Just how bad was it?
Warm temps, weak snowpack drive second-largest skier drop in industry history
Snow guns go full blast under the Corona Lift at Eldora Ski Area on Jan. 11./ Photo by David Krause, The Colorado Sun
The winter that wasn’t wrecked visitation to U.S. ski areas, with 9 million fewer visits, marking the second largest annual decline in visitation in the history of the resort industry.
On May 5, the National Ski Areas Association announced preliminary surveys showing the nation’s nearly 500 ski areas hosted around 52.6 million skier visits, which is down nearly 15%, from 61.6 million visits in 2024-25 – the second highest on record.
The feast-to-famine collapse in skier visits ranks the 2025-26 season 32nd worst out of 48 seasons on record.
“Few seasons demonstrate as clearly as this one how dependent our industry remains on regional weather patterns,” NSAA President and CEO Michael Reitzell said in a statement that pointed to record warmth, rain and persistently weak snow at resorts out West.
Good snow out East helped numbers there, with resorts in the Northeast counting 12.9 million visits, compared with 12.5 million in 2024-25. In the Southeast, there were 4.8 million visits in 2025-26 compared with 4.4 million the previous season. Resorts in both regions posted their second-best season in the last decade.
But visits melted in the West as record-high temperatures ravaged snowpack. The NSAA numbers show 20.1 million visits in the organization’s Rocky Mountain region, the most trafficked in the country with more than 90 resorts in Colorado, Utah, Montana, Wyoming, Idaho and New Mexico.

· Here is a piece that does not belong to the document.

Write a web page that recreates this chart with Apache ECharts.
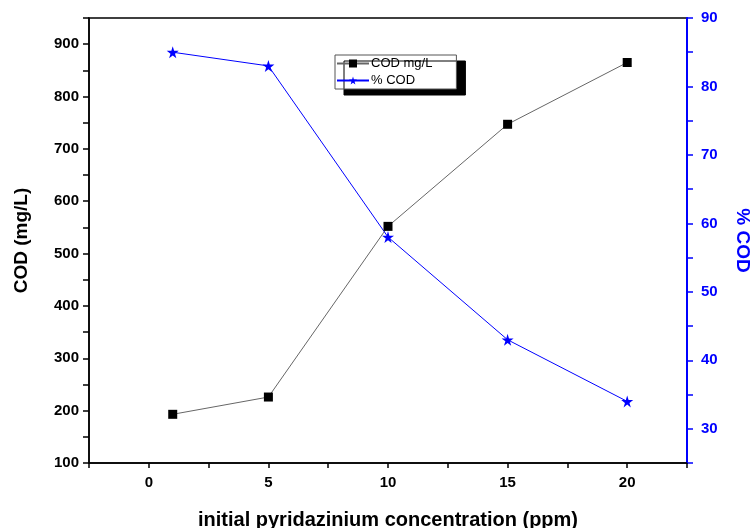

That compares with 26.5 million in 2024-25, 26.8 million in 2023-24 and a record 27.9 million in 2022-23. Resorts in Arizona, California, Oregon and Washington hosted 8.9 million visits, compared with 12.3 million in 2024-25.
Annual resort snowfall tallies in the West were crushed as well. The average snowfall nationally in the 2025-26 season was 112 inches, down 33% from the 10-year average of 169 inches. Despite this, the number of days that resorts operated remained steady – around 110– revealing the strength and increasing reliance on snowmaking across the U.S.
Colorado will not release skier visitation numbers until next month. Last year, the state’s 26 ski areas reported 13.8 million visits, making the 2024-25 ski season the third busiest ever for the state. The 2021-25 seasons were the four busiest in Colorado history. The streak ended in 2025-26, with visits expected to fall below 11 million.